• [DATA FOR THE TASK]:
━━━━━━━━━━
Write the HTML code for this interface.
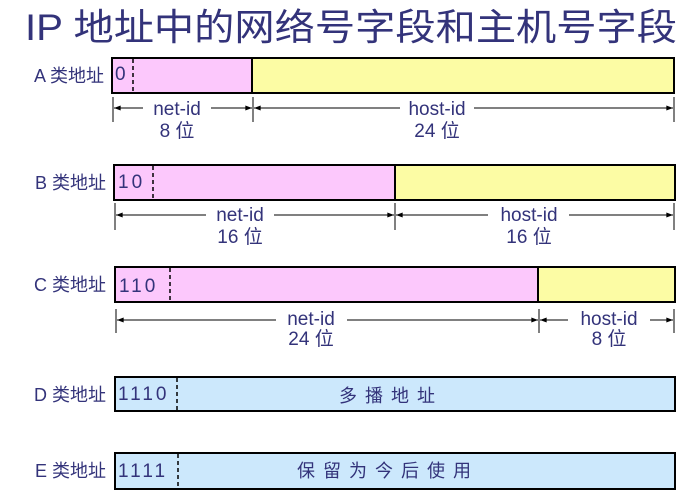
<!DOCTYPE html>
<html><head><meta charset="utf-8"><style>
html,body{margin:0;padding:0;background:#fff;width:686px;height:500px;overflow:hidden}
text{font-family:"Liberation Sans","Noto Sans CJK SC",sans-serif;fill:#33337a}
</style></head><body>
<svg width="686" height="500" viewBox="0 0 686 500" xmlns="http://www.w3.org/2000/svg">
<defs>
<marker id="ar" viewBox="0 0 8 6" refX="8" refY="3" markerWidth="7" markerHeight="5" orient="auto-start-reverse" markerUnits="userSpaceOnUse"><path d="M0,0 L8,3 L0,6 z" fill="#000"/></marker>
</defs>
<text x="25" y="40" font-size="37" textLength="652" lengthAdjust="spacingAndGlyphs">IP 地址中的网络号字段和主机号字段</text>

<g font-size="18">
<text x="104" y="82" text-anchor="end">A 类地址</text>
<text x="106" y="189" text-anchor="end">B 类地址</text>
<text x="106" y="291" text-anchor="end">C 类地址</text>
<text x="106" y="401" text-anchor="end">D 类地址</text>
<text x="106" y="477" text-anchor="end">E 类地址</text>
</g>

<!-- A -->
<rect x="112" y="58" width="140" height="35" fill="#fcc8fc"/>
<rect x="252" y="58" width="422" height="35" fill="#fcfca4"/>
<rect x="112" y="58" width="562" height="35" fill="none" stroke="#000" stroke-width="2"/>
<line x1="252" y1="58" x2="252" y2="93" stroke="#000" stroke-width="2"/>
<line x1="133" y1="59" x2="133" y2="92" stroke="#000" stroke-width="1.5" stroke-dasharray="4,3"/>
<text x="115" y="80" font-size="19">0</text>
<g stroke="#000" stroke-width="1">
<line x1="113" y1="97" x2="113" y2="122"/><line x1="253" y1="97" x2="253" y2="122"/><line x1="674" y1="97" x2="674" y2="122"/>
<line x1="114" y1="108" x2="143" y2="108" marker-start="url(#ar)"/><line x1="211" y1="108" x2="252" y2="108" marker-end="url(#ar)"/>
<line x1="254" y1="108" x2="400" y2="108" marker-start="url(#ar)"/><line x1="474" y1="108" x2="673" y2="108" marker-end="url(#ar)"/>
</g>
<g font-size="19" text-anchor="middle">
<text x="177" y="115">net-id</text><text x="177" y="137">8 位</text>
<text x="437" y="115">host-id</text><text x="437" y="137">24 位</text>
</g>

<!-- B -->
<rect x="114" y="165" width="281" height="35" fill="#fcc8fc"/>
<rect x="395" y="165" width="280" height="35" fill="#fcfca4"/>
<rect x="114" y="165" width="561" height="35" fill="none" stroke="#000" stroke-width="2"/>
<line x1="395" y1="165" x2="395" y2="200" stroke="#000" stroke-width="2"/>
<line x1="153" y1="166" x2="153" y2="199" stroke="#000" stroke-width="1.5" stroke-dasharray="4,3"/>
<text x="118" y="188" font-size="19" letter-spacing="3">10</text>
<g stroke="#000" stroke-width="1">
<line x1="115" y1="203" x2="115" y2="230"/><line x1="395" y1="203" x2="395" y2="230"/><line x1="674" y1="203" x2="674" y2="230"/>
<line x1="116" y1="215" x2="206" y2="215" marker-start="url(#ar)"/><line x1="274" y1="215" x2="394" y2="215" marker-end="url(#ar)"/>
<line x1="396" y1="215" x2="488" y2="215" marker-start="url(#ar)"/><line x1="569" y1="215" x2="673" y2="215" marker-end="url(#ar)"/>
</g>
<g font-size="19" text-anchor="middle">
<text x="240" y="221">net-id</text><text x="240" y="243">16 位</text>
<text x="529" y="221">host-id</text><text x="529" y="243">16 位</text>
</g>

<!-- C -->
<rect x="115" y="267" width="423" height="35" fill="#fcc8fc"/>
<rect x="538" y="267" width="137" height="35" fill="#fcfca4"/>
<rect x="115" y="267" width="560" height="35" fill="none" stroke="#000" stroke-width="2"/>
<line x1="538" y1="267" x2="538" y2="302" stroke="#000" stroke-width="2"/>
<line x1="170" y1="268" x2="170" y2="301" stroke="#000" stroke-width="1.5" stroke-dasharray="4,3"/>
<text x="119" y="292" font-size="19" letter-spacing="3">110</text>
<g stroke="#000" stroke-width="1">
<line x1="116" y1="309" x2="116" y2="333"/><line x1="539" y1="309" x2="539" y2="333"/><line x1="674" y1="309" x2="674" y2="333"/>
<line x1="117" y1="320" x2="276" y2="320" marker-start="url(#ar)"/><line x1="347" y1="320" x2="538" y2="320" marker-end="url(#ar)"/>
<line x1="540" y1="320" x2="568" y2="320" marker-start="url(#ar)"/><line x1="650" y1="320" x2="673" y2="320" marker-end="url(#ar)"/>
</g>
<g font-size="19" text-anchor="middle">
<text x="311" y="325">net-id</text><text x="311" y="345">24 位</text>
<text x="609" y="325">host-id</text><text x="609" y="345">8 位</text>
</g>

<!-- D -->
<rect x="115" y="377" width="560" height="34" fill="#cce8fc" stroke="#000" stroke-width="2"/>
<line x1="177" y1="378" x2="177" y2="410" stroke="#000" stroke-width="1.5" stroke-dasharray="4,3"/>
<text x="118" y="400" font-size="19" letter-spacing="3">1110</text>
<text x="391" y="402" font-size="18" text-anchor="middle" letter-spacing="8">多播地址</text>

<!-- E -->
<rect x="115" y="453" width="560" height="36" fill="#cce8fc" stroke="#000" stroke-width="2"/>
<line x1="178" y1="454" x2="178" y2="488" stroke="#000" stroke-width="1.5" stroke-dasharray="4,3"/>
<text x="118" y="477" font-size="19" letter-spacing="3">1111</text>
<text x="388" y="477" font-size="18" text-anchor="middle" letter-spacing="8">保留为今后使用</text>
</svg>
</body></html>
━━━━━━━━━━
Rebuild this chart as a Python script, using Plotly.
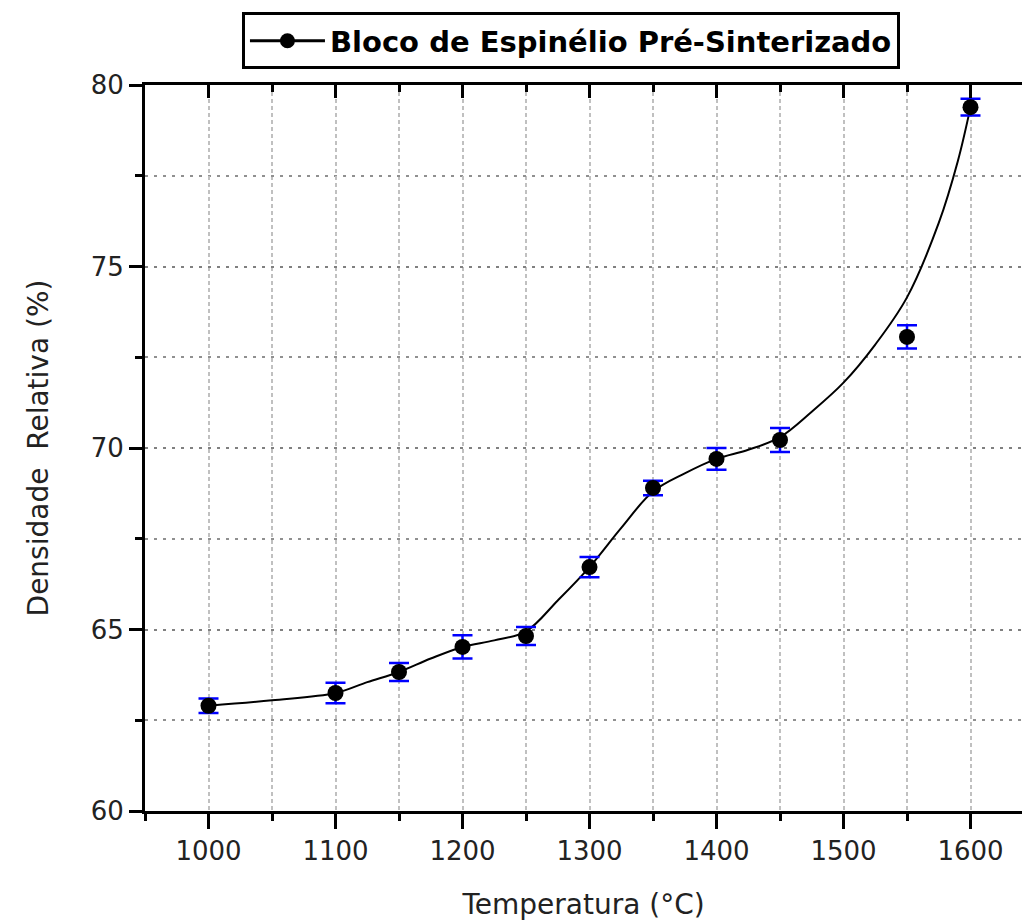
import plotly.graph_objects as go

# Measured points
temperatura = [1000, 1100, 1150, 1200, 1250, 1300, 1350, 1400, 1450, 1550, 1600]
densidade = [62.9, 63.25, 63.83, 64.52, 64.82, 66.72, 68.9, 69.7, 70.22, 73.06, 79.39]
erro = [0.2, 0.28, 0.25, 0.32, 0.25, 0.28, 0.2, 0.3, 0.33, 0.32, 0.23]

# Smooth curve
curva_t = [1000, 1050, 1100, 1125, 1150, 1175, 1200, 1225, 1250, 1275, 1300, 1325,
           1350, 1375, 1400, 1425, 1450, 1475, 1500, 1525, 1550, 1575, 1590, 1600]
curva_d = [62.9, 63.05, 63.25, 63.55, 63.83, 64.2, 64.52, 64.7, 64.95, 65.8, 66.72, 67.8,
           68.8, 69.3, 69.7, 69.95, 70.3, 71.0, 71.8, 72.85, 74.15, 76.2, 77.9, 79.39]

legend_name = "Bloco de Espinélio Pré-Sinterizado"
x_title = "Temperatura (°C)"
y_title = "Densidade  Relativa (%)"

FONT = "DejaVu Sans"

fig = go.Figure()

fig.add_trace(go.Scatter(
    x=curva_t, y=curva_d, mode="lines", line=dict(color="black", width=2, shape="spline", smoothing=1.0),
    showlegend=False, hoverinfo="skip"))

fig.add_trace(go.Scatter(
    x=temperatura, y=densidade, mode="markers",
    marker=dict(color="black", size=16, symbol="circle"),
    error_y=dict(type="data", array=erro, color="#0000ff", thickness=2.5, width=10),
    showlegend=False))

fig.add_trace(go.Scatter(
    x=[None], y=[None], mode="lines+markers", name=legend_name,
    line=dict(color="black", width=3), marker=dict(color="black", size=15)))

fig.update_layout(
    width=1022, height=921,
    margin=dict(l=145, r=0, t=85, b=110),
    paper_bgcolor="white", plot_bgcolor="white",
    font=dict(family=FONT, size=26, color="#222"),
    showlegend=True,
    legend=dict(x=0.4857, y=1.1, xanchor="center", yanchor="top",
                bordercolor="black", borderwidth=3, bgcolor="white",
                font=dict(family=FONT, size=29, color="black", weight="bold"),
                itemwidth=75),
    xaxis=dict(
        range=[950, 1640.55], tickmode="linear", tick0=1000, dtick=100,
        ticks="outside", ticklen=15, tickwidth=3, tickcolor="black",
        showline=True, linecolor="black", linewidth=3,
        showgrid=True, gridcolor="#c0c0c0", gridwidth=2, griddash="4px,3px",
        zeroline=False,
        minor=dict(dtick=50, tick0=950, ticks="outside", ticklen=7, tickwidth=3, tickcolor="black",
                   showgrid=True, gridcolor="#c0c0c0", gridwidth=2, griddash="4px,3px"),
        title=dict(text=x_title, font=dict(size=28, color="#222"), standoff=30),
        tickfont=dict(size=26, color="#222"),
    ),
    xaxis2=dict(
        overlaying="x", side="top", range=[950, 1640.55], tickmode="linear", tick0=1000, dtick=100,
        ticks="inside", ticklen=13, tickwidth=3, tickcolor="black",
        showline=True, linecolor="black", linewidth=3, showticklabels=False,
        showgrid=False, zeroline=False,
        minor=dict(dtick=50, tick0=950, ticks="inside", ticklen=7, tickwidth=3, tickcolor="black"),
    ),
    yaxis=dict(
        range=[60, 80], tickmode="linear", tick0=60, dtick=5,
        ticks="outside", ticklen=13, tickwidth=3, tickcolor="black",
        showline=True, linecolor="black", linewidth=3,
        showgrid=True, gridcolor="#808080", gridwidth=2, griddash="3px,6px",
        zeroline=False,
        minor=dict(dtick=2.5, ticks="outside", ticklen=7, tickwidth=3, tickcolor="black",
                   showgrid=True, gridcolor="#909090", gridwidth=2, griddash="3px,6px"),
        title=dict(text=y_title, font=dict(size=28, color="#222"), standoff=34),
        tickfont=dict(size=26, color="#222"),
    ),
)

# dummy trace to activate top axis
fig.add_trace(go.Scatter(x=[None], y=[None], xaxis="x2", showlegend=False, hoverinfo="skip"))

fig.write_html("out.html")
━━━━━━━━━━
• [BRIEF]:
Above are some records; extract exactly the lines from the one containing "Rebuild this chart" through the one containing "0.33, 0.32, 0.23]" and drop the pictures.

• [TASK OUTPUT]:
Rebuild this chart as a Python script, using Plotly.
import plotly.graph_objects as go

# Measured points
temperatura = [1000, 1100, 1150, 1200, 1250, 1300, 1350, 1400, 1450, 1550, 1600]
densidade = [62.9, 63.25, 63.83, 64.52, 64.82, 66.72, 68.9, 69.7, 70.22, 73.06, 79.39]
erro = [0.2, 0.28, 0.25, 0.32, 0.25, 0.28, 0.2, 0.3, 0.33, 0.32, 0.23]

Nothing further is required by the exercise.